“Quello che non so di lei” (D’après une histoire vraie), basato sul bestseller di Delphine De Vigan “Da una storia vera” è la storia di Delphine Dayrieux, una scrittrice che dopo il grande successo del suo ultimo libro, una sorta di autobiografia che ripercorre i diversi drammi legati alla sua famiglia, ha un pesante blocco creativo.

I figli lontani, un compagno sempre impegnato, la fama opprimente e delle lettere anonime che la accusano di essersi arricchita sulle disgrazie dei suoi cari, portano Delphine a legarsi a Lei, una donna sicura e affascinante che con modi pacati e sinceri conquista la sua fiducia. Lei sa ascoltare e riesce ad essere più che una buona amica per Delphine, che decide di affidarle il potere di gestire la sua agenda e i suoi contatti in questo momento di crisi.

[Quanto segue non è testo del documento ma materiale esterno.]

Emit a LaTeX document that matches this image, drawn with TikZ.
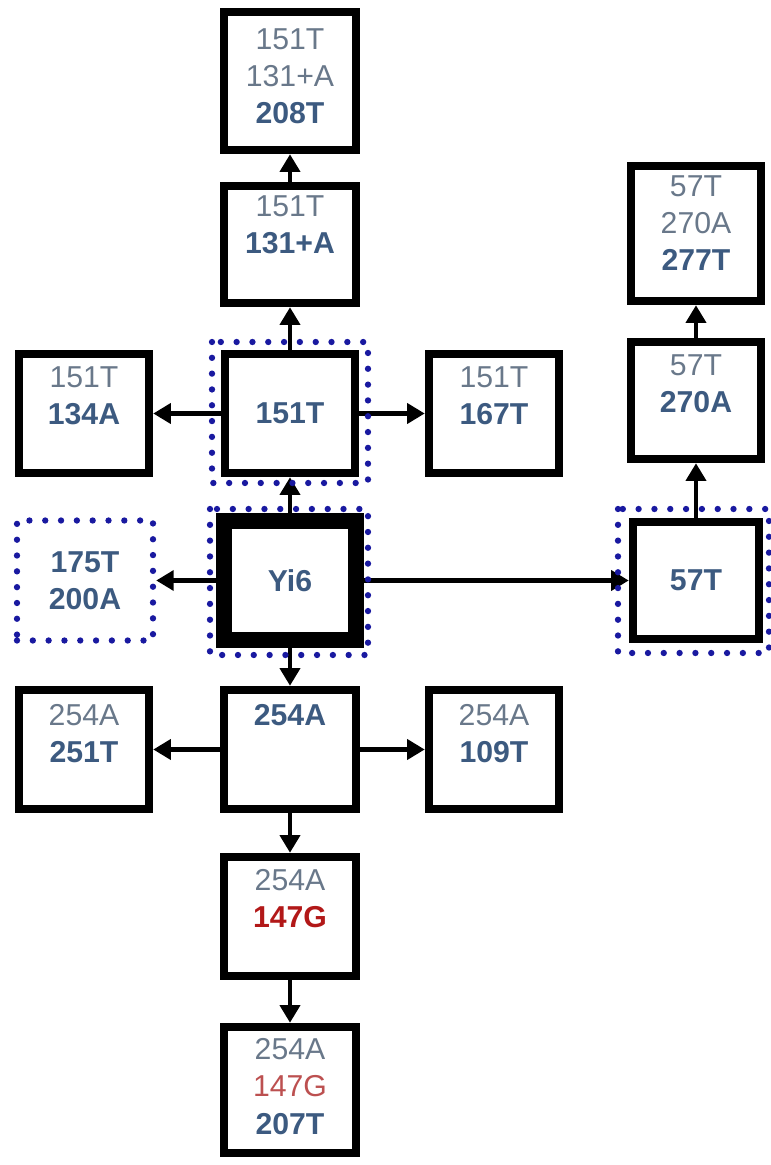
\documentclass[tikz,border=0pt]{standalone}
\usepackage{fontspec}
\setmainfont{Liberation Sans}
\usetikzlibrary{arrows.meta}
\definecolor{thingray}{RGB}{105,120,138}
\definecolor{boldblue}{RGB}{60,90,128}
\definecolor{mutred}{RGB}{178,24,24}
\definecolor{lightred}{RGB}{188,80,80}
\definecolor{dotblue}{RGB}{25,25,160}
\newcommand{\snp}[1]{{\bfseries\color{boldblue}#1}}
\newcommand{\snpred}[1]{{\bfseries\color{mutred}#1}}

\begin{document}
\begin{tikzpicture}[
  box/.style={draw, line width=2.4pt, minimum width=1.30cm, minimum height=1.19cm, inner sep=0pt,
    align=center, font=\fontsize{8.6}{10.6}\selectfont\bfseries, text=boldblue},
  lbl/.style={anchor=north, align=center, inner sep=0pt, font=\fontsize{8.6}{10.6}\selectfont, text=thingray},
  arr/.style={-{Triangle[length=5pt,width=5.6pt]}, line width=1.4pt},
  dots/.style={draw=dotblue, line width=1.8pt, line cap=round, dash pattern=on 0pt off 4.5pt}
]
\useasboundingbox (0,0) rectangle (7.71,11.65);

\node[box, minimum width=1.32cm, minimum height=1.38cm] (b208) at (2.90,10.84) {};
\node[box, minimum width=1.32cm, minimum height=1.17cm] (b131) at (2.90,9.205) {};
\node[box] (b151) at (2.90,7.515) {151T};
\node[box] (b134) at (0.84,7.515) {};
\node[box] (b167) at (4.94,7.515) {};
\node[box, minimum height=1.35cm] (b277) at (6.96,9.315) {};
\node[box, minimum height=1.17cm] (b270) at (6.96,7.645) {};
\node[box, line width=4.6pt, minimum width=1.32cm] (yi6) at (2.90,5.845) {Yi6};
\node[box, dots, minimum width=1.36cm, minimum height=1.20cm] (d175) at (0.85,5.845) {175T\\200A};
\node[box, minimum width=1.26cm, minimum height=1.17cm] (b57) at (6.96,5.845) {57T};
\node[box] (b251) at (0.84,4.155) {};
\node[box, minimum width=1.32cm] (b254) at (2.90,4.155) {};
\node[box] (b109) at (4.94,4.155) {};
\node[box, minimum width=1.32cm] (b147) at (2.90,2.485) {};
\node[box, minimum width=1.32cm, minimum height=1.26cm] (b207) at (2.90,0.75) {};

\node[lbl] (t208) at ([yshift=-0.20cm]b208.north) {151T\\131+A\\\snp{208T}};
\node[lbl] (t131) at ([yshift=-0.13cm]b131.north) {151T\\\snp{131+A}};
\node[lbl] (t134) at ([yshift=-0.16cm]b134.north) {151T\\\snp{134A}};
\node[lbl] (t167) at ([yshift=-0.16cm]b167.north) {151T\\\snp{167T}};
\node[lbl] (t277) at ([yshift=-0.13cm]b277.north) {57T\\270A\\\snp{277T}};
\node[lbl] (t270) at ([yshift=-0.16cm]b270.north) {57T\\\snp{270A}};
\node[lbl] (t251) at ([yshift=-0.18cm]b251.north) {254A\\\snp{251T}};
\node[lbl] (t254) at ([yshift=-0.18cm]b254.north) {\snp{254A}};
\node[lbl] (t109) at ([yshift=-0.18cm]b109.north) {254A\\\snp{109T}};
\node[lbl] (t147) at ([yshift=-0.16cm]b147.north) {254A\\\snpred{147G}};
\node[lbl] (t207) at ([yshift=-0.15cm]b207.north) {254A\\\textcolor{lightred}{147G}\\\snp{207T}};

\draw[arr] (b151) -- (b131);
\draw[arr] (b131) -- (b208);
\draw[arr] (b151) -- (b134);
\draw[arr] (b151) -- (b167);
\draw[arr] (yi6) -- (b151);
\draw[arr] (yi6) -- (d175);
\draw[arr] (yi6) -- (b57);
\draw[arr] (b57) -- (b270);
\draw[arr] (b270) -- (b277);
\draw[arr] (yi6) -- (b254);
\draw[arr] (b254) -- (b251);
\draw[arr] (b254) -- (b109);
\draw[arr] (b254) -- (b147);
\draw[arr] (b147) -- (b207);

\draw[dots] (2.12,8.23) rectangle (3.68,6.82);
\draw[dots] (2.10,6.56) rectangle (3.68,5.10);
\draw[dots] (6.18,6.56) rectangle (7.69,5.12);
\end{tikzpicture}
\end{document}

Un rapporto che però diventerà progressivamente una sorta di morboso legame tra due donne molto sole, entrambe scrittrici e amanti del buon vino, ma ognuna con un diverso approccio alla vita; ambiziosa e organizzata Lei, emotiva e distratta Delphine. Tuttavia, questa nuova conoscenza s’introdurrà nella sua vita sempre più, fino a risucchiare Delphine in un vortice diviso tra folle ossessione e una crescente violenza psicologica.

Ed è qui che sorge la fatidica domanda: Chi è Lei? E cosa vuole da Delphine?

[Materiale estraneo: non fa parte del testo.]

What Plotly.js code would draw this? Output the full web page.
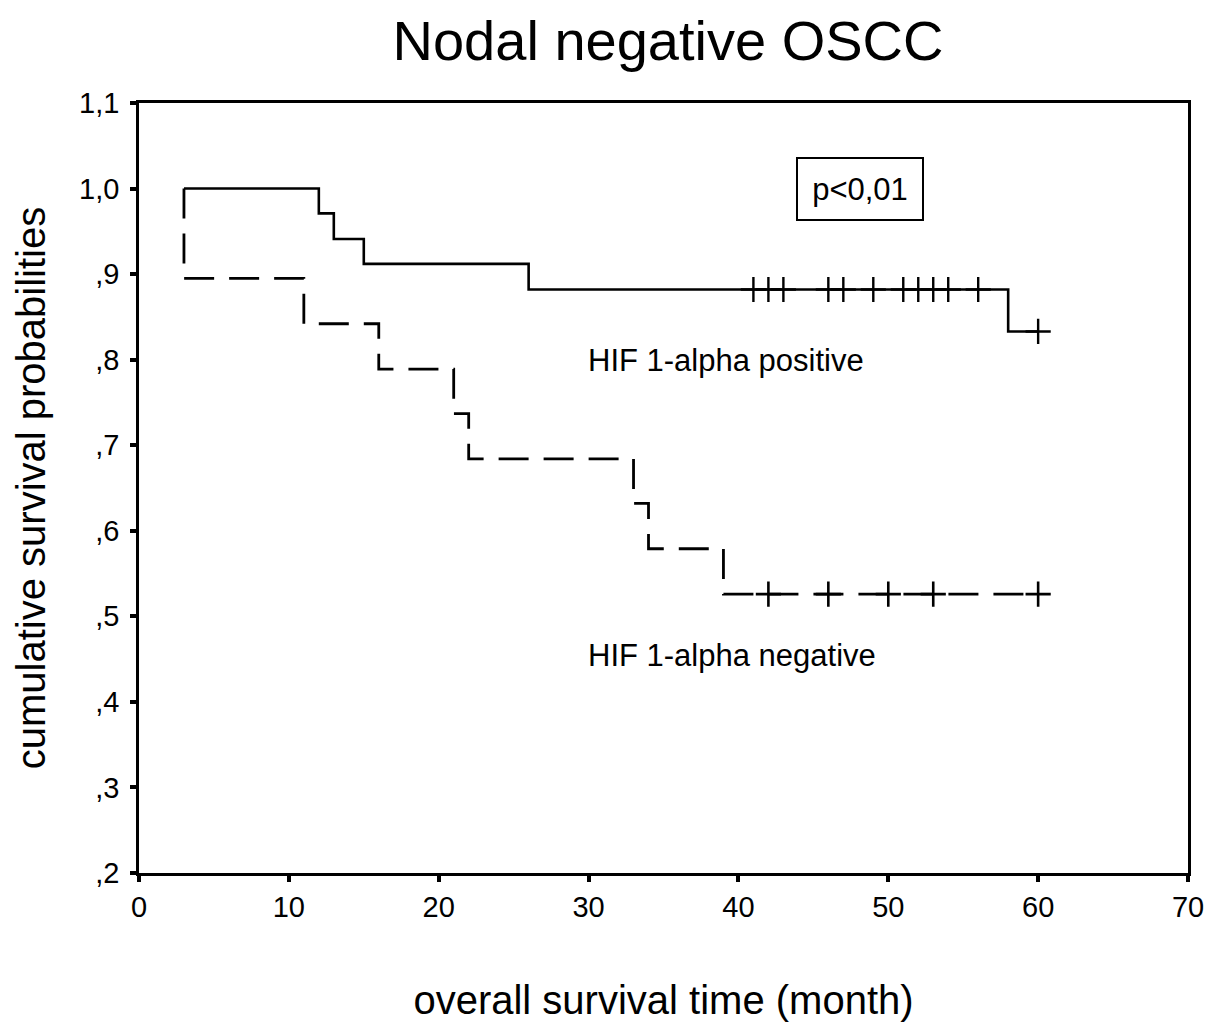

Polanski firma una pellicola che, come la maggior parte delle sue opere, non delude. Sembra essere una sorta di ripresa di temi già da lui stesso affrontati, ma con un’ originalità sempre vincente.

La storia, infatti sembra riportarci ad una trama che possiamo definire “già sentita” o che si lega a molti riferimenti come “Misery non deve morire” di Stephen King, il cult di Fincher “Fight Club” o situazioni che ricordano i soggetti del “L’uomo nell’ombra” e l’ansia sospesa di “Rosmary Baby” firmati dallo stesso Polanski. Tuttavia, una volta finito il film, la sensazione di banalità che sembrerà tenervi la mano per tutto il film lascerà spazio al quesito e alla voglia di dare una spiegazione a quella vertiginosa relazione tra una donna sull’orlo del precipizio e quella che sembra essere un’ancora di salvezza e allo stesso tempo il boia pronto a tendere il colpo di grazia. Ricollegare il tutto alla coppia cult Norton-Pitt sembra semplice, ma è lì che sta il colpo da maestro di Polanski che riprende un genere ampiamente trattato con un nuova ambiguità e una nuova analisi sul doppio tra vero e finzione.

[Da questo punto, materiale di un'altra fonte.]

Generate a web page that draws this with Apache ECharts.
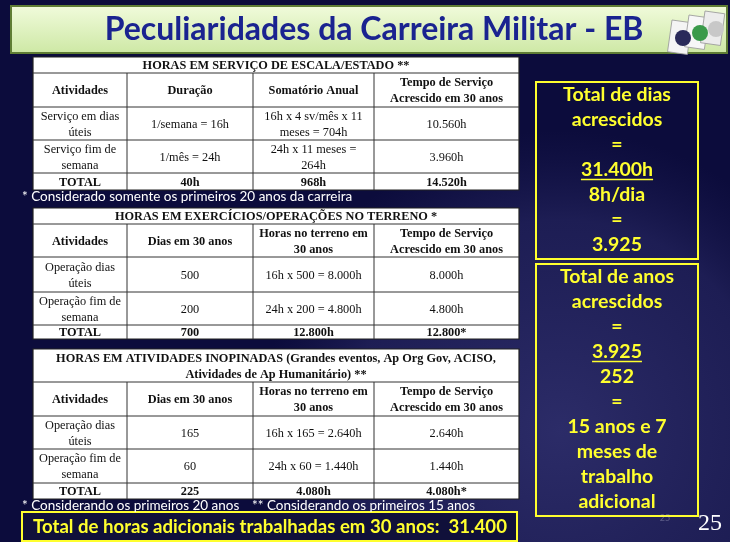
<!DOCTYPE html>
<html>
<head>
<meta charset="utf-8">
<script src="https://cdn.jsdelivr.net/npm/echarts@6/dist/echarts.min.js"></script>
<style>
  html, body { margin: 0; padding: 0; background: #0c0c3c; }
  #slide { width: 730px; height: 542px; }
</style>
</head>
<body>
<div id="slide"></div>
<script>
// dados do slide
var titulo = 'Peculiaridades da Carreira Militar - EB';

var t1Titulo = 'HORAS EM SERVIÇO DE ESCALA/ESTADO **';
var t1Cabecalho = ['Atividades', 'Duração', 'Somatório Anual', 'Tempo de Serviço\nAcrescido em 30 anos'];
var t1Linhas = [
  ['Serviço em dias\núteis', '1/semana = 16h', '16h x 4 sv/mês x 11\nmeses = 704h', '10.560h'],
  ['Serviço fim de\nsemana', '1/mês = 24h', '24h x 11 meses =\n264h', '3.960h']
];
var t1Total = ['TOTAL', '40h', '968h', '14.520h'];
var t1Nota = '* Considerado somente os primeiros 20 anos da carreira';

var t2Titulo = 'HORAS EM EXERCÍCIOS/OPERAÇÕES NO TERRENO *';
var t2Cabecalho = ['Atividades', 'Dias em 30 anos', 'Horas no terreno em\n30 anos', 'Tempo de Serviço\nAcrescido em 30 anos'];
var t2Linhas = [
  ['Operação dias\núteis', '500', '16h x 500 = 8.000h', '8.000h'],
  ['Operação fim de\nsemana', '200', '24h x 200 = 4.800h', '4.800h']
];
var t2Total = ['TOTAL', '700', '12.800h', '12.800*'];

var t3Titulo = 'HORAS EM ATIVIDADES INOPINADAS (Grandes eventos, Ap Org Gov, ACISO,\nAtividades de Ap Humanitário) **';
var t3Cabecalho = ['Atividades', 'Dias em 30 anos', 'Horas no terreno em\n30 anos', 'Tempo de Serviço\nAcrescido em 30 anos'];
var t3Linhas = [
  ['Operação dias\núteis', '165', '16h x 165 = 2.640h', '2.640h'],
  ['Operação fim de\nsemana', '60', '24h x 60 = 1.440h', '1.440h']
];
var t3Total = ['TOTAL', '225', '4.080h', '4.080h*'];
var t3Notas = ['* Considerando os primeiros 20 anos', '** Considerando os primeiros 15 anos'];

var totalHoras = 'Total de horas adicionais trabalhadas em 30 anos:  31.400';

var caixa1Linhas = ['Total de dias', 'acrescidos', '=', '31.400h', '8h/dia', '=', '3.925'];
var caixa2Linhas = ['Total de anos', 'acrescidos', '=', '3.925', '252', '=', '15 anos e 7', 'meses de', 'trabalho', 'adicional'];
var indiceSublinhado = 3; // numerador sublinhado nas duas caixas
var numeroPagina = '25';

// layout
var colunas = [33, 127, 253, 374, 519];
var linhasT1 = [57, 73, 107, 140, 173, 190];
var linhasT2 = [208, 224, 257, 292, 325, 339];
var linhasT3 = [349, 382, 416, 449, 483, 499];

var serif = '"Liberation Serif", "DejaVu Serif", serif';
var sans = 'Lato, "DejaVu Sans", sans-serif';
var amarelo = '#ffff2e';

var medidor = document.createElement('canvas').getContext('2d');
function largura(str, font) { medidor.font = font; return medidor.measureText(str).width; }

var elementos = [];

function texto(str, x, y, font, cor, align) {
  return {
    type: 'text', x: x, y: y, z: 10,
    style: {
      text: str, font: font, fill: cor,
      align: align || 'center', textAlign: align || 'center',
      verticalAlign: 'middle', textVerticalAlign: 'middle',
      lineHeight: 16
    }
  };
}

function linha(x1, y1, x2, y2, cor, w) {
  return { type: 'line', z: 8, shape: { x1: x1, y1: y1, x2: x2, y2: y2 }, style: { stroke: cor, lineWidth: w } };
}

function tabela(tit, cab, linhas, total, ys) {
  var x0 = colunas[0], x1 = colunas[colunas.length - 1];
  elementos.push({ type: 'rect', z: 5, shape: { x: x0, y: ys[0], width: x1 - x0, height: ys[ys.length - 1] - ys[0] },
    style: { fill: '#ffffff', stroke: '#222', lineWidth: 1.2 } });
  for (var i = 1; i < ys.length - 1; i++) elementos.push(linha(x0, ys[i], x1, ys[i], '#333', 1));
  for (var c = 1; c < colunas.length - 1; c++) elementos.push(linha(colunas[c], ys[1], colunas[c], ys[ys.length - 1], '#333', 1));
  var fb = 'bold 12.3px ' + serif, fr = '12.3px ' + serif;
  elementos.push(texto(tit, (x0 + x1) / 2, (ys[0] + ys[1]) / 2 + 1, fb, '#111'));
  var todas = [cab].concat(linhas).concat([total]);
  todas.forEach(function (row, r) {
    var bold = (r === 0 || r === todas.length - 1);
    row.forEach(function (cel, c) {
      var cx = (colunas[c] + colunas[c + 1]) / 2;
      var cy = (ys[r + 1] + ys[r + 2]) / 2 + 1;
      elementos.push(texto(cel, cx, cy, bold ? fb : fr, '#111'));
    });
  });
}

// fundo com marca d'agua
elementos.push({ type: 'circle', z: 0, shape: { cx: 560, cy: 430, r: 300 },
  style: { fill: { type: 'radial', x: 0.5, y: 0.5, r: 0.5,
    colorStops: [{ offset: 0, color: 'rgba(70,70,140,0.55)' }, { offset: 0.7, color: 'rgba(55,55,120,0.4)' }, { offset: 1, color: 'rgba(40,40,100,0)' }] } } });

// faixa do titulo
elementos.push({ type: 'rect', z: 2, shape: { x: 11, y: 6, width: 716, height: 47 },
  style: { fill: { type: 'linear', x: 0, y: 0, x2: 0, y2: 1,
    colorStops: [{ offset: 0, color: '#f1fbdc' }, { offset: 1, color: '#cde8a4' }] }, stroke: '#5f7d34', lineWidth: 2 } });
elementos.push(texto(titulo, 374, 30, 'bold 32px ' + sans, '#1a2390'));

// logos
[[672, 20, -8, '#f4f4f4', '#2a2a5a'], [689, 15, -8, '#f7f7f7', '#3a9a4a'], [705, 11, -8, '#ececec', '#c8c8c8']].forEach(function (l) {
  elementos.push({ type: 'rect', z: 3, x: l[0], y: l[1], rotation: l[2] * Math.PI / 180,
    shape: { x: 0, y: 0, width: 20, height: 32 }, style: { fill: l[3], stroke: '#999', lineWidth: 0.8 } });
  elementos.push({ type: 'circle', z: 4, shape: { cx: l[0] + 11, cy: l[1] + 18, r: 8 }, style: { fill: l[4] } });
});

tabela(t1Titulo, t1Cabecalho, t1Linhas, t1Total, linhasT1);
tabela(t2Titulo, t2Cabecalho, t2Linhas, t2Total, linhasT2);
tabela(t3Titulo, t3Cabecalho, t3Linhas, t3Total, linhasT3);

var fNota = '13.5px ' + sans;
elementos.push(texto(t1Nota, 22, 197, fNota, '#ffffff', 'left'));
elementos.push(texto(t3Notas[0], 22, 506, fNota, '#ffffff', 'left'));
elementos.push(texto(t3Notas[1], 252, 506, fNota, '#ffffff', 'left'));

// caixa total de horas
elementos.push({ type: 'rect', z: 5, shape: { x: 22, y: 512, width: 495, height: 29 },
  style: { fill: '#10103a', stroke: amarelo, lineWidth: 2 } });
elementos.push(texto(totalHoras, 270, 527, 'bold 18.6px ' + sans, amarelo));

// caixas da direita
function caixa(linhas, y0, y1, primeiroY) {
  elementos.push({ type: 'rect', z: 5, shape: { x: 536, y: y0, width: 162, height: y1 - y0 },
    style: { fill: 'rgba(0,0,0,0)', stroke: amarelo, lineWidth: 2 } });
  var f = 'bold 19.5px ' + sans;
  linhas.forEach(function (s, i) {
    var y = primeiroY + i * 25;
    elementos.push(texto(s, 617, y, f, amarelo));
    if (i === indiceSublinhado) {
      var w = largura(s, f);
      elementos.push(linha(617 - w / 2, y + 9.5, 617 + w / 2, y + 9.5, amarelo, 1.5));
    }
  });
}
caixa(caixa1Linhas, 82, 259, 95);
caixa(caixa2Linhas, 264, 516, 277);

// numero da pagina
elementos.push(texto(numeroPagina, 665, 518, '9px ' + sans, 'rgba(200,200,220,0.35)'));
elementos.push(texto(numeroPagina, 710, 524, '24px ' + serif, '#ffffff'));

var chart = echarts.init(document.getElementById('slide'));
chart.setOption({
  backgroundColor: '#0c0c3c',
  animation: false,
  graphic: { elements: elementos }
});
window.addEventListener('resize', function () { chart.resize(); });
</script>
</body>
</html>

A dar vita a questo thriller psicologico è la “Venere in Pelliccia”, nonché moglie di Polanski Emmanuelle Seigner nel ruolo di Delphine e la magnetica Eva Green ( Miss Peregrine, Penny Dreadful ) che regala al film un’interpretazione elegante ed efficace.

Non passa inosservata la struttura teatrale che caratterizza i film di quello che è da sempre un allievo hitchockiano; la narrazione, come – in modo assolutamente sopraffino- vediamo in Carnage e nella Venere in Pelliccia, è limitata a pochi interpreti, due in questo caso che si presentano e si fanno conoscere al pubblico rendendoci ancora più intima e ‘vicina’ la storia. Il tutto è accompagnato dalle note dolci e ricche di suspance di Alexander Desplat, neovincitore di un Golden Globes per The Shape of Water e ora in corsa per l’ambita statuetta.

Il film, nelle sale italiane dall’1 Marzo, è stato premiato fuori concorso al Festival di Cannes 2017 riscontrando diverse critiche positive di pubblico e di critica.